Two anecdotes, well known to those conversant in English history, are too remarkable to be omitted. It is said by the editor of Lord Orrery's Memoirs, as a relation which he had heard from that noble person, that in a conversation with Cromwell concerning the king's death, the latter told him, he and his friends had once a mind to have closed with the king, fearing that the Scots and presbyterians might do so; when one of their spies, who was of the king's bedchamber, gave them information of a letter from his majesty to the queen, sewed up in the skirt of a saddle, and directing them to an inn where it might be found. They obtained the letter accordingly, in which the king said, that he was courted by both factions, the Scots presbyterians and the army; that those which bade fairest for him should have him; but he thought he should rather close with the Scots than the other. Upon this, finding themselves unlikely to get good terms from the king, they from that time vowed his destruction. Carte's Ormond, ii. 12.

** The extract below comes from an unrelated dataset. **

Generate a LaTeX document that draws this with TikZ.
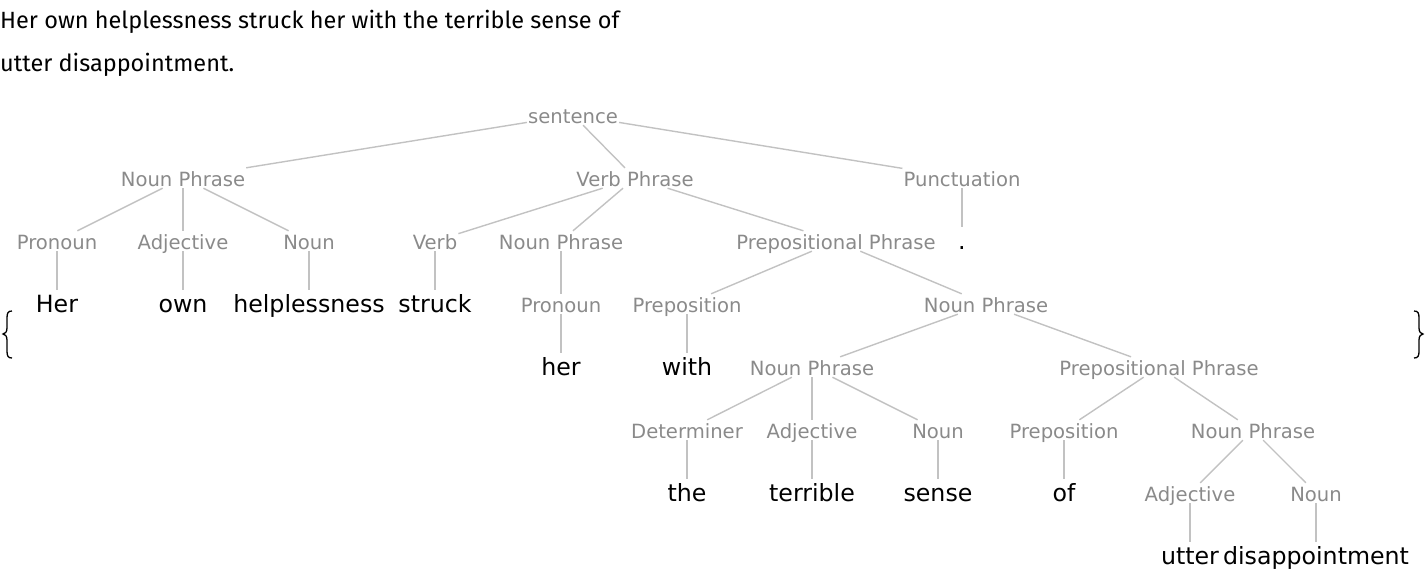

A second anecdote is alluded to by some earlier writers, but is particularly told in the following words, by Richardson, the painter, author of some anecdotes of Pope, edited by Spence. "Lord Bolingbroke told us, June 12, 1742 (Mr. Pope, Lord Marchmont, and myself), that the second Earl of Oxford had often told him that he had seen, and had in his hands, an original letter that Charles the First wrote to his queen, in answer to one of hers that had been intercepted, and then forwarded to him; wherein she had reproached him for having made those villains too great concession, viz. that Cromwell should be lord lieutenant of Ireland for life without account; that that kingdom should be in the hands of the party, with an army there kept which should know no head but the lieutenant; that Cromwell should have a garter, etc.: That in this letter of the king's it was said, that she should leave him to manage, who was better informed of all circumstances than she could be; but she might be entirely easy as to whatever concessions he should make them; for that he should know in due time how to deal with the rogues, who, instead of a silken garter, should be fitted with a hempen cord. So the letter ended; which answer as they waited for, so they intercepted accordingly; and it determined his fate. This letter Lord Oxford said he had offered £500 for."
The authenticity of this latter story has been constantly rejected by Hume and the advocates of Charles in general; and, for one reason among others, that it looks like a misrepresentation of that told by Lord Orrery, which both stands on good authority, and is perfectly conformable to all the memoirs of the time. I have, however, been informed, that a memorandum nearly conformable to Richardson's anecdote is extant, in the handwriting of Lord Oxford.